STATED EXERCISE:
In the records below, find the line containing "Rebuild this chart" and the line containing "2906.6, 3481.1, 3623.4]". Give again exactly those lines and every line between them, omitting the pictures.

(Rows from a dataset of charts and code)
## Start
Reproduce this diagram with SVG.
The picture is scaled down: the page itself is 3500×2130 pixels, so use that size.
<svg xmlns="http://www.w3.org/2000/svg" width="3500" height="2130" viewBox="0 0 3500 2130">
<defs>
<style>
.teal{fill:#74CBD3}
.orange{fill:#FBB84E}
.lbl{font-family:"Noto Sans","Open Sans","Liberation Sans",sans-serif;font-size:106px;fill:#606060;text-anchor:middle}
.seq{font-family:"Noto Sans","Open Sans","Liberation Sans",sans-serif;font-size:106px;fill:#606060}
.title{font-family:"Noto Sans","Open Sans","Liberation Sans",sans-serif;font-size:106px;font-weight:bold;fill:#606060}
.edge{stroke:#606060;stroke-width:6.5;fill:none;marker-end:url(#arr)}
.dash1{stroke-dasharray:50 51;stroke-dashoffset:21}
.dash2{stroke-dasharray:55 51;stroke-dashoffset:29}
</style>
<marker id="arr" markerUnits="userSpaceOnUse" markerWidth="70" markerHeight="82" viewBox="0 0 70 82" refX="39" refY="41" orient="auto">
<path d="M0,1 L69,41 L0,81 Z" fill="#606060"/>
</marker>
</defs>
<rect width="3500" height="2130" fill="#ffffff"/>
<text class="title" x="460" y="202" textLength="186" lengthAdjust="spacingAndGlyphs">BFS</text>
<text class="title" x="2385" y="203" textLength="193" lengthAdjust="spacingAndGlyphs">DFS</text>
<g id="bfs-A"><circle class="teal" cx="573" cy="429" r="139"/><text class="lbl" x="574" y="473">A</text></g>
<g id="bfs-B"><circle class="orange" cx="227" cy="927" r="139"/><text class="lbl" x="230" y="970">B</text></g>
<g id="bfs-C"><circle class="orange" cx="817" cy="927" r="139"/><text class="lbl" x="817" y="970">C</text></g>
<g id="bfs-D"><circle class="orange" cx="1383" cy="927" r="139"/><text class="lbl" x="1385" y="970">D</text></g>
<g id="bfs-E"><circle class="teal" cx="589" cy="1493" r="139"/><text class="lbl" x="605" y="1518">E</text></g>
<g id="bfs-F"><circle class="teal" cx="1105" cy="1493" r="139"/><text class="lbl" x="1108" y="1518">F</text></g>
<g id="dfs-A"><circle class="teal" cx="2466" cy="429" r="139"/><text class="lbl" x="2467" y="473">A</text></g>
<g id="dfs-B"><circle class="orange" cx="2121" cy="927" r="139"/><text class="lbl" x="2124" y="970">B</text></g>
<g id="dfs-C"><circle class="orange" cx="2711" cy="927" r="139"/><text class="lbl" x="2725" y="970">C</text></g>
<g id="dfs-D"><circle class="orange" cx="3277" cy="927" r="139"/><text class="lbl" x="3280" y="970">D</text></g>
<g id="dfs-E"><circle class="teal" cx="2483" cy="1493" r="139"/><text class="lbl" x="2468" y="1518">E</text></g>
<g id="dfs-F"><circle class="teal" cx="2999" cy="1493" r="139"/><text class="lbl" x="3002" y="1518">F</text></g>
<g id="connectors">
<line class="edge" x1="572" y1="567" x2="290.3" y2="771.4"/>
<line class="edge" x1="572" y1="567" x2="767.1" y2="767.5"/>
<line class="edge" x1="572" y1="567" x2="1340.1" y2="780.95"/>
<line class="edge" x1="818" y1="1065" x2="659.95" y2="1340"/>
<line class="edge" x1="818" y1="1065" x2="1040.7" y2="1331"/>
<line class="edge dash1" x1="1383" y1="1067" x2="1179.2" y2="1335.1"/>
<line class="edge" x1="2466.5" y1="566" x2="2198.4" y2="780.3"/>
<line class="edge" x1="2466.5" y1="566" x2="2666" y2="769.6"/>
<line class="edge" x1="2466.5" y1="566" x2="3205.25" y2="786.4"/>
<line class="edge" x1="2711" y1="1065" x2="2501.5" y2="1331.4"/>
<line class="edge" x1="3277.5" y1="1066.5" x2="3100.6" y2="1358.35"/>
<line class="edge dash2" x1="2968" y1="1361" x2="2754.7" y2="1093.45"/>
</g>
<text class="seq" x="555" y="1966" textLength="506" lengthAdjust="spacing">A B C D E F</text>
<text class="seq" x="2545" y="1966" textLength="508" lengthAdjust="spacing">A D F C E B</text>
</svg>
## End
## Start
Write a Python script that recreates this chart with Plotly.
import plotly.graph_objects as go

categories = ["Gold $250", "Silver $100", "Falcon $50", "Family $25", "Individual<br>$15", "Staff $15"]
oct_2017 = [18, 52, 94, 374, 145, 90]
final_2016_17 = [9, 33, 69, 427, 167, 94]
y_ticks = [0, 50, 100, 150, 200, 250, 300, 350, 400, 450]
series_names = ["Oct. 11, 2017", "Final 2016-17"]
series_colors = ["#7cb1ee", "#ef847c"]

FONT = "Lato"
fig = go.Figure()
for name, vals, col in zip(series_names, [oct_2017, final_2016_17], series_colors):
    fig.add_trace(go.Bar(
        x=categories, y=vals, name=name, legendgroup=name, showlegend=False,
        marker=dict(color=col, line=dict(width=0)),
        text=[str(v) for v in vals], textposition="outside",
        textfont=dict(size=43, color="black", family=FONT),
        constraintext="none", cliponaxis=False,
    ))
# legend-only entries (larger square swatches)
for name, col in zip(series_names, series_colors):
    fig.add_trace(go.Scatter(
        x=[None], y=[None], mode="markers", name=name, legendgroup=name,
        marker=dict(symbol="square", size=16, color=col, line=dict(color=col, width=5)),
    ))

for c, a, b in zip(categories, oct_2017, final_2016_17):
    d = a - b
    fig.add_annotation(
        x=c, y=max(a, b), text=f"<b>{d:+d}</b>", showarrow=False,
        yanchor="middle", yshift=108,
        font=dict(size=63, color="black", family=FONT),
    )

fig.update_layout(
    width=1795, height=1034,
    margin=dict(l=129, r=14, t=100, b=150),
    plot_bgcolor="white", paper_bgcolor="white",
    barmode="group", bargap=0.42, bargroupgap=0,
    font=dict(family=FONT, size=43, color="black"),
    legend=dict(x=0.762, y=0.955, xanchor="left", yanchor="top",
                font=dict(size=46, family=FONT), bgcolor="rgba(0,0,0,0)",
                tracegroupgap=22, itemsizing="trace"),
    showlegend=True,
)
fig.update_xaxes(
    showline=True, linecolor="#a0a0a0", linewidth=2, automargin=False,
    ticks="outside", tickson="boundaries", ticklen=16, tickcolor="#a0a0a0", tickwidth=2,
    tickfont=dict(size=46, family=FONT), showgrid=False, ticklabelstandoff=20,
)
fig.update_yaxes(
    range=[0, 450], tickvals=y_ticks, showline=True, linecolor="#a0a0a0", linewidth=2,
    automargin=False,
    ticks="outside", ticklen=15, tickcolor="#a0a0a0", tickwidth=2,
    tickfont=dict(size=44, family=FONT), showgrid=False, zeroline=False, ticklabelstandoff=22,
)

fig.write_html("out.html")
## End
## Start
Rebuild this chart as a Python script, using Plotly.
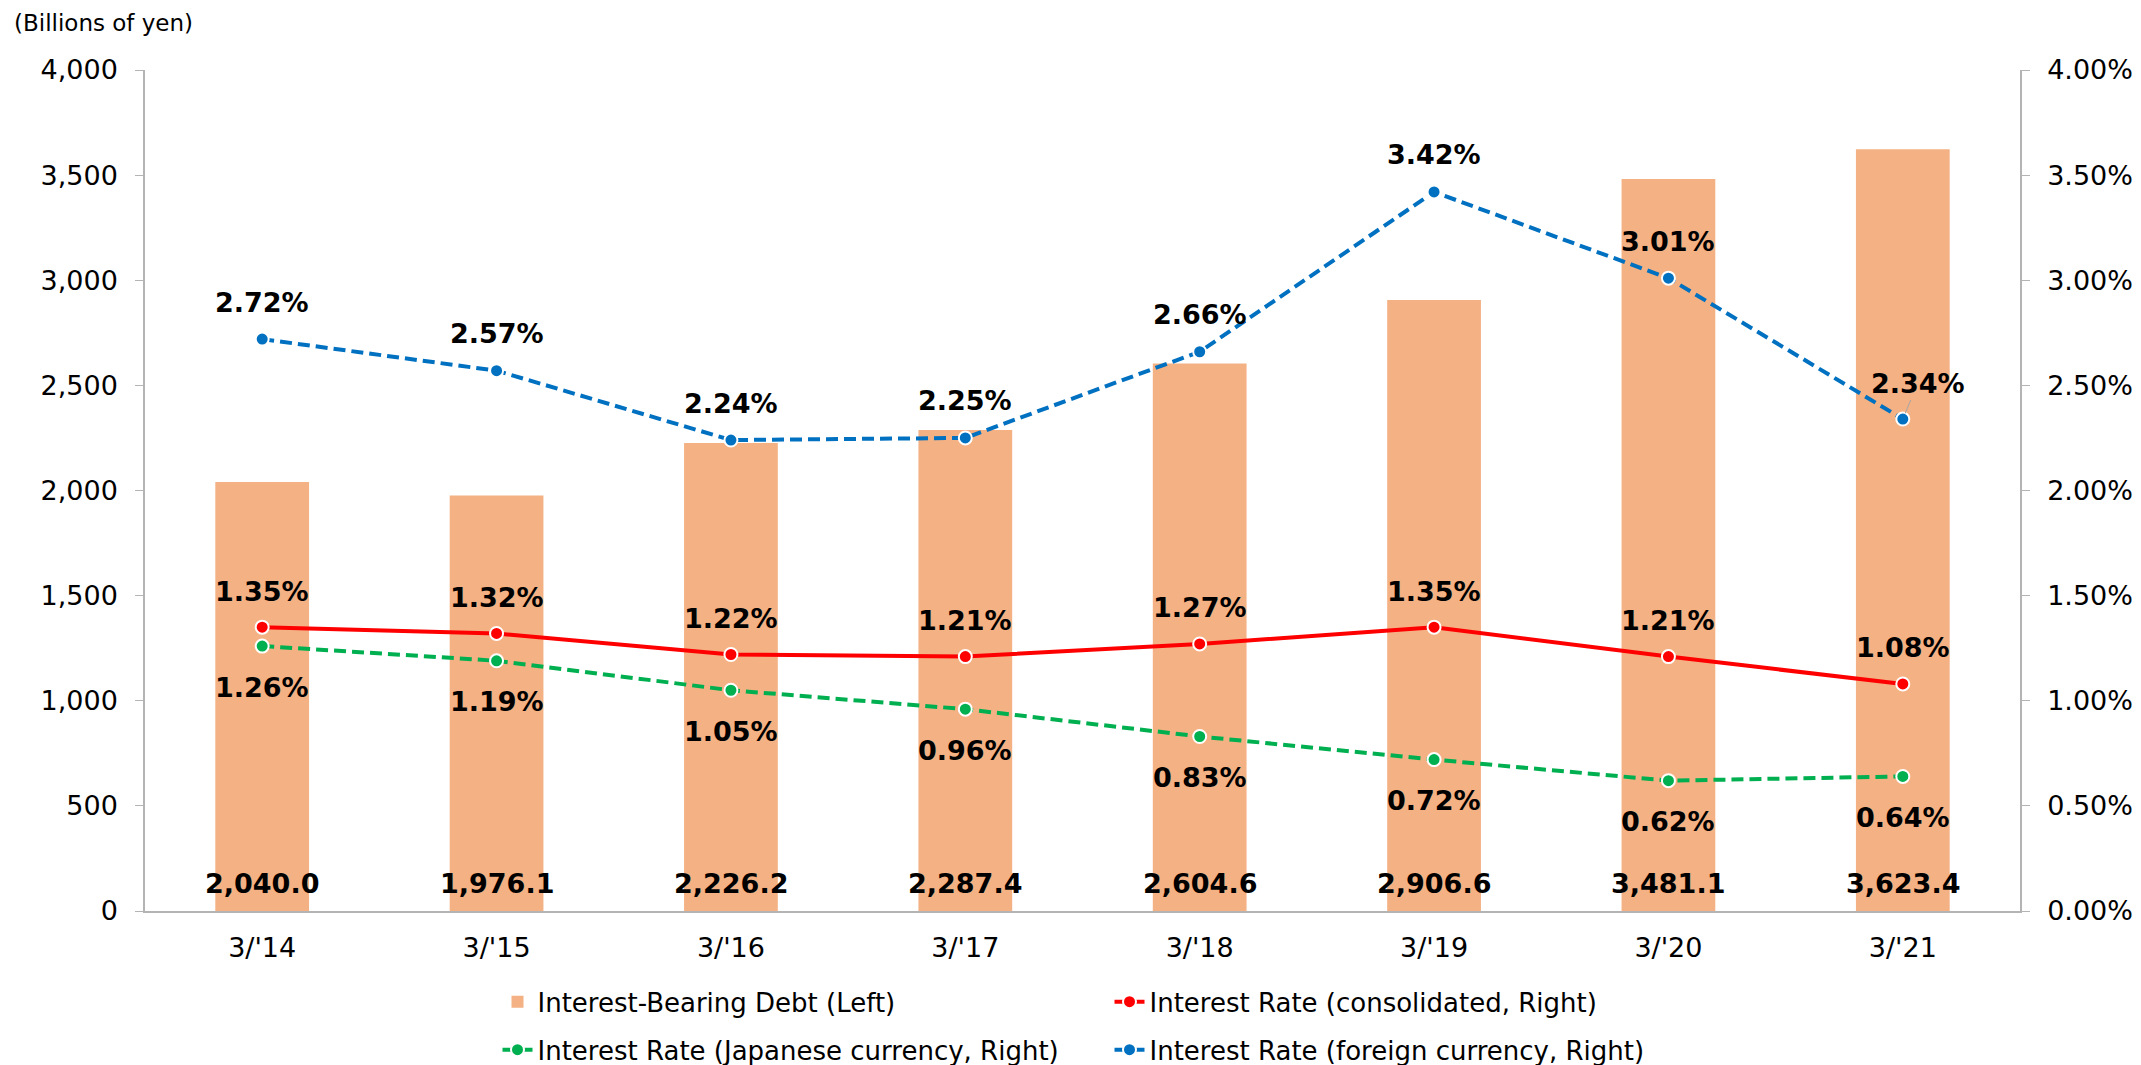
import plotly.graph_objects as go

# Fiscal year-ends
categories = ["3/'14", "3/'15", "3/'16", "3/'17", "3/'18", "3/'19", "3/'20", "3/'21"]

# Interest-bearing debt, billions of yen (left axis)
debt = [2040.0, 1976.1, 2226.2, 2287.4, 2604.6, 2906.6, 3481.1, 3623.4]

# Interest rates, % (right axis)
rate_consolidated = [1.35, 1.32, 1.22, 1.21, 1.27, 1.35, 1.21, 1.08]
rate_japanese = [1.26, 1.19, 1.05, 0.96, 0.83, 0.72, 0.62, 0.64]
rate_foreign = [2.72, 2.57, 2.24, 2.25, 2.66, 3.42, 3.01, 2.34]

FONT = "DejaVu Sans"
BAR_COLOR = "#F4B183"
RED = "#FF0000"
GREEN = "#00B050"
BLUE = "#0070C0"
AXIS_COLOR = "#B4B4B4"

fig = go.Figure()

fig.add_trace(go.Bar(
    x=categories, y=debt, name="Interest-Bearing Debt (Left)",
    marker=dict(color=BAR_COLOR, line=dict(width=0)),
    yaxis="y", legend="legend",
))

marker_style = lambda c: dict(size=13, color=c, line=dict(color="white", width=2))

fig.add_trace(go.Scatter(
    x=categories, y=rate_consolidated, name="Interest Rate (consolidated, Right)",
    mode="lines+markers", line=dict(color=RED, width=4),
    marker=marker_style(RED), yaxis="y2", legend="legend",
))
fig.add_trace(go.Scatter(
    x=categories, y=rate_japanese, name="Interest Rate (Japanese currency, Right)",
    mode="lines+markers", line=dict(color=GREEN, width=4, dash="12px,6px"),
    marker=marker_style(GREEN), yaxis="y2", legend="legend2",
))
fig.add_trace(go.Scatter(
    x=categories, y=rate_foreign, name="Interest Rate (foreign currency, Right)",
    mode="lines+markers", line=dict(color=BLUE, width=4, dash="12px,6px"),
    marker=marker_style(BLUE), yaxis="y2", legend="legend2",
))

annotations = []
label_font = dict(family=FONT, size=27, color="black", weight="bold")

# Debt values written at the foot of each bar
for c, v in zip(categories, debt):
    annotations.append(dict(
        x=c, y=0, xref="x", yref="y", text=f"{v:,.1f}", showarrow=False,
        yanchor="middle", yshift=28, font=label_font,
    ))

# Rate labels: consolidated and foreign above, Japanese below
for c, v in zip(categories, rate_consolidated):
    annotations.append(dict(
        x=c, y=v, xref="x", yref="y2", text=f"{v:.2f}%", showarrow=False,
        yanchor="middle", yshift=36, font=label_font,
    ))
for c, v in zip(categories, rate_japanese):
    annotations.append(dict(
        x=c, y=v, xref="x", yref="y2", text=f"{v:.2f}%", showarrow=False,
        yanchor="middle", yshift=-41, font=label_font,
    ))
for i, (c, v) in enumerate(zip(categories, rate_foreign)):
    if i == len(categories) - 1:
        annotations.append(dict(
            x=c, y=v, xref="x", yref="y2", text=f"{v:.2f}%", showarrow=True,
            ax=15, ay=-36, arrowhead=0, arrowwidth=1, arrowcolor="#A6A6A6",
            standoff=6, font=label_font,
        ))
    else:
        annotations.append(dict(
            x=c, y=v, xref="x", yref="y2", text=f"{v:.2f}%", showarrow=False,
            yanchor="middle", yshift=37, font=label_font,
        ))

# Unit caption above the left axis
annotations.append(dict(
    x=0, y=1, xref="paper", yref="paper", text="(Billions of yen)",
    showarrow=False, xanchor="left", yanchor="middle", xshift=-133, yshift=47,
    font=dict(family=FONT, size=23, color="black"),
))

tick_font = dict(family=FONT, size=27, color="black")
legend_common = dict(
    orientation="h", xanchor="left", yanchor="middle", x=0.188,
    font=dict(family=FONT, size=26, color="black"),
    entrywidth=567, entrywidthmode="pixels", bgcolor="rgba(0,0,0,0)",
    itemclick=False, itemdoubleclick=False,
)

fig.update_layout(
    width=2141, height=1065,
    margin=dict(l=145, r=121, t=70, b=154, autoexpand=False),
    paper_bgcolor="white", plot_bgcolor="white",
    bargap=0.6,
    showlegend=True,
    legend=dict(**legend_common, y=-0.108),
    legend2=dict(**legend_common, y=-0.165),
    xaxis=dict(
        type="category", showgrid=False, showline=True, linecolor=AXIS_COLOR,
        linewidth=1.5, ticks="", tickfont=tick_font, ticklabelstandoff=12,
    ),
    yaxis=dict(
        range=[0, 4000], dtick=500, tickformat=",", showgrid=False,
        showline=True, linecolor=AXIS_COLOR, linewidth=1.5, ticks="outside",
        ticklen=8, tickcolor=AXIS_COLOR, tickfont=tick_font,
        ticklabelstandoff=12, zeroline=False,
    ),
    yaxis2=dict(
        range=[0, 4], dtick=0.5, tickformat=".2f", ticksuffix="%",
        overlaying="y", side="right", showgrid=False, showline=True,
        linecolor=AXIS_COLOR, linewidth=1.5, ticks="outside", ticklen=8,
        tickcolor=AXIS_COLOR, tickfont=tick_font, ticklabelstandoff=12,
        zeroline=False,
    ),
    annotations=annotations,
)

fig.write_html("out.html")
## End
OUTPUT BELOW:
Rebuild this chart as a Python script, using Plotly.
import plotly.graph_objects as go

# Fiscal year-ends
categories = ["3/'14", "3/'15", "3/'16", "3/'17", "3/'18", "3/'19", "3/'20", "3/'21"]

# Interest-bearing debt, billions of yen (left axis)
debt = [2040.0, 1976.1, 2226.2, 2287.4, 2604.6, 2906.6, 3481.1, 3623.4]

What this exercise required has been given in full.